Jesse Corti, Danielle Harris, Bill Moseley, Joe Pilato, Alona Tal and Cornell Womack are lending their voices to Night of the Living Dead: Origins, the 3D CGI reimagining of the George A. Romero zombie classic.

The story again follows a group of humans trying to stay alive during a zombie attack. Newcomer Zebediah de Soto is directing.

Corti (Heroes) is voicing a news reporter, and Harris (Halloween II) plays a woman forced to come to grips with er family's absence.

Moseley (Carnivale) is reprising the role he portrayed in a 1990 live-action remake, Living Dead: a Wall Street type with an expense-account attitude.

Pilato, who appeared in 1978's Dawn of the Dead, is voicing Harry Cooper, a blue-collar worker who lives for his injured daughter, and Tal (Supernatural) voices his wife, Helen, who blames her husband for all the ills of the world. Womack (Transformers: Revenge of the Fallen) is cast as a no-nonsense New York cop.

De Soto said some of the casting is a nod to Romero fans. Horror is a genre, and zombie movies are a subgenre that people have been following for years and years.

De Soto, whose background is in the commercials world, said he grew up in a household where his mother forbade him to watch television, fearing it would lead to smoking and drinking.
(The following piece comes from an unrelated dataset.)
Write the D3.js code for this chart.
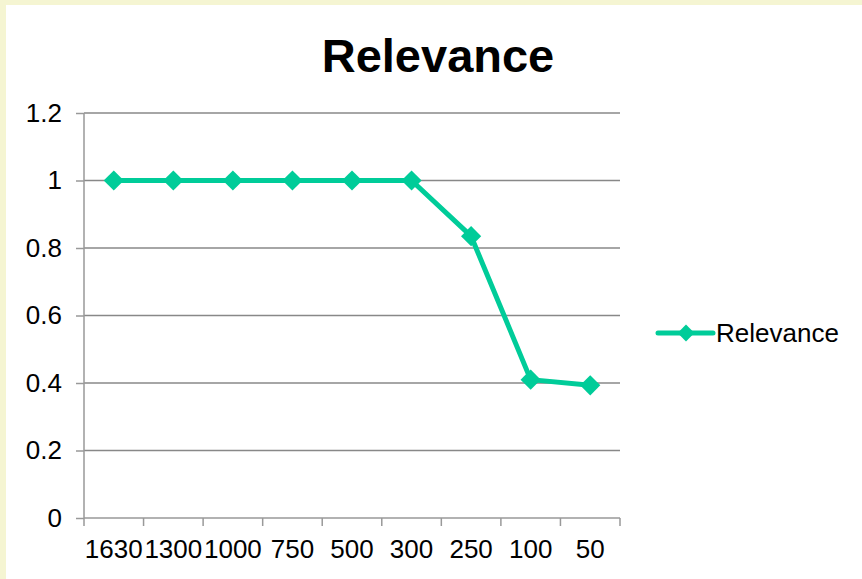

When he finally saw his first horror movie, Romero's Night of the Living Dead, it made such an impression on him that it created an obsession.

When you're not allowed to watch TV and then you see this movie where this broadcaster speaks about this (zombie) disaster, it translated as so real to me, he said.

De Soto noted that nearly all zombie movies end up in an enclosed environment, be it a house or a mall, and he aims to change that. He's counting on the CGI technology that he and his New Golden Digital effects company are developing.